I started my career from a background in visual design and general computer nerdery (think FFXI & WoW). The stereotype is always an introverted, heads-down, headphones-on, G.S.D. kind of creature who shies away from anything social. I was as introverted as they come, stressing myself into nightmares at just the mere thought of having to answer phone calls for customer support training; or shuffling away without making eye contact until I found an isolated stairwell to hide in until I had to get back to work or go to class.
But following the UX path has taught me that it takes a lot more courage, energy, and fighting spirit to be able to really grasp problems hands-on or even raise more questions in a quest to find the true problem before trying to create a solution. With that said, I had to become what I feared the most—a people person. I mean, let’s be real, there’s no “user” without people. I really screwed myself with this path, didn’t I? Yet, I haven’t backed down…that’s what is most surprising. In fact, I think I actually enjoy this work more than making things pretty. WTF happened to me? It makes a little sense, though. I’d still much rather work in the background to create the foundation of something than have to suffer and burn under the spotlight for creating the face of a product.
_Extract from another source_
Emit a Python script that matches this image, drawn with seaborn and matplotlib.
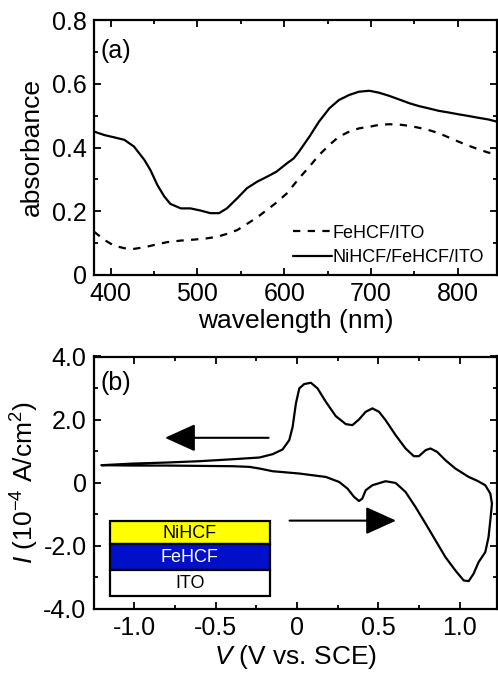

Let me backtrack a bit…I’ve always been an obsessive list-maker, an almost too thorough note taker, and I love listening to people and learning about their lives and experiences. I mean, there’s no way I could ever experience everything in this world or in any way lead some sort of magical, exciting life that isn’t my own (did I mention my obscene level of self loathing? Maybe I should have become a brooding novelist…). Anyway, these skills just happen to be quite useful in the user experience realm! I think after years of ignoring my random quirks and believing I’ll only amount to some sort of known-after-death artist, I’ve finally discovered where I might be able to offer some useful skills. Elizabeth Gilbert said something about how home is where you’re able to do something you love more than yourself. And I love helping and listening to people more than anything else. I may not always be the one who can help, but I will work my ass off trying to find the right person or people who can. And with this narrow-sighted goal I can fearlessly talk to people and make the necessary connections to get the party started without giving my impending anti-social anxiety attack any room to surface.
Maybe it’s my age or my recent yoga practice, but I’ve become more accepting of myself these days and it has really started to clear my mind. I feel like I’m on to something, so I’ll sit back for awhile and see where this is all taking me, without resistance. If I’ve learned anything recently, it is to live in the moment and give it my all, because we can only move forward with flexibility and acceptance.